A CIBIL score varies between 300 and 900 and banks and other financial institutions consider scores above 750 as ideal for availing any type of loan. In other words, the closer you are to the 900 score, the higher is your chance of availing a loan or credit card. For individuals who are lesser than 6 months old to the credit system are given a credit index between 1 and 5. The higher the index (preferably 4 or 5), higher is the chance of loan or credit card approval.
What factors influence the CIBIL score?
The most important factor that influences the credit score is the repayment history of the consumer (constitutes almost 35% of the credit score). Other factors that interfere with the credit score are the credit balance of the consumer, number of loans, number of credit cards held by the consumer, the balance between secured (housing loans, business loans and so on)and unsecured loans (personal loan) and so on.
Credit scores and different types of loans
Credit scores offered by CIBIL are utilised by all leading banks in India to sanction loans. Read on to find out how the CIBIL score affects the different types of loans that can be availed by any average consumer in the country.
Generally, students availing an education loan have no credit scoring. In this case, the bank looks at the credit history of the co-borrower (can be the parent or the guardian) who signs the loan application as a guarantor. Education loan providers who are specialising in this particular sector have their own credit reporting system that takes the CIBIL score along with many other factors ( the type of degree, university or college, the location of the education centre and so on) into account.
Personal loans also referred to as unsecured loans pose a higher risk for banks and thus most banks and non-banking institutions stress the importance of a good CIBIL score. Consumers with less than 750 CIBIL score cannot easily avail a personal loan at a good interest rate. In many cases, men with poor credit score, make use of their spouse’s favourable credit score to avail loans from banks.

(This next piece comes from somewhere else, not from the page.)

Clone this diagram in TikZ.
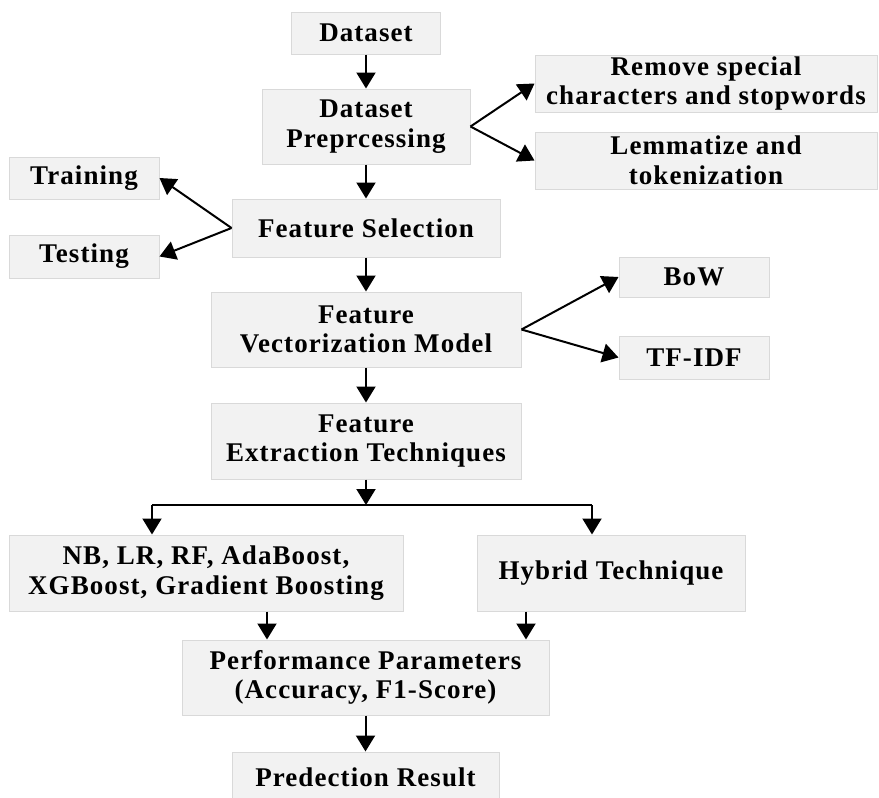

For a home loan request to be processed smoothly, different banks have different expectations on the exact permissible value of CIBIL score. However, on an average, most banks will consider a housing loan request if the CIBIL score is above 700. In general, if the CIBIL score of an individual is above 750, then the interest rate for the housing loan would be 4% or lesser. The interest rate can go up to 6% is the CIBIL score is below 650. Housing loans are generally high-value loans and the 2% difference can cause a significant impact on one’s financial status.
Vehicle loans are considered to be low risk as the vehicle bought using the loan amount serves as the collateral. Therefore most banks are flexible when it comes to checking the credit score (high 600s would suffice) for sanctioning a vehicle loan. However, one still needs a good credit score to avail low-interest rates for the loan.
A business loan is a high-value loan and an individual must have a strong credit score to be eligible for this type of loan. In general, the greater the credit score, the higher is the chance of availing the loan at an affordable interest rate. Most banks reject business loan applications with a credit score below 700.
In addition to these loans, the credit card approval process is also affected by the CIBIL score of an individual. A consumer with less than 750 CIBIL score can experience longer credit card approval process, lower credit limits and high-interest rates on the unpaid balance.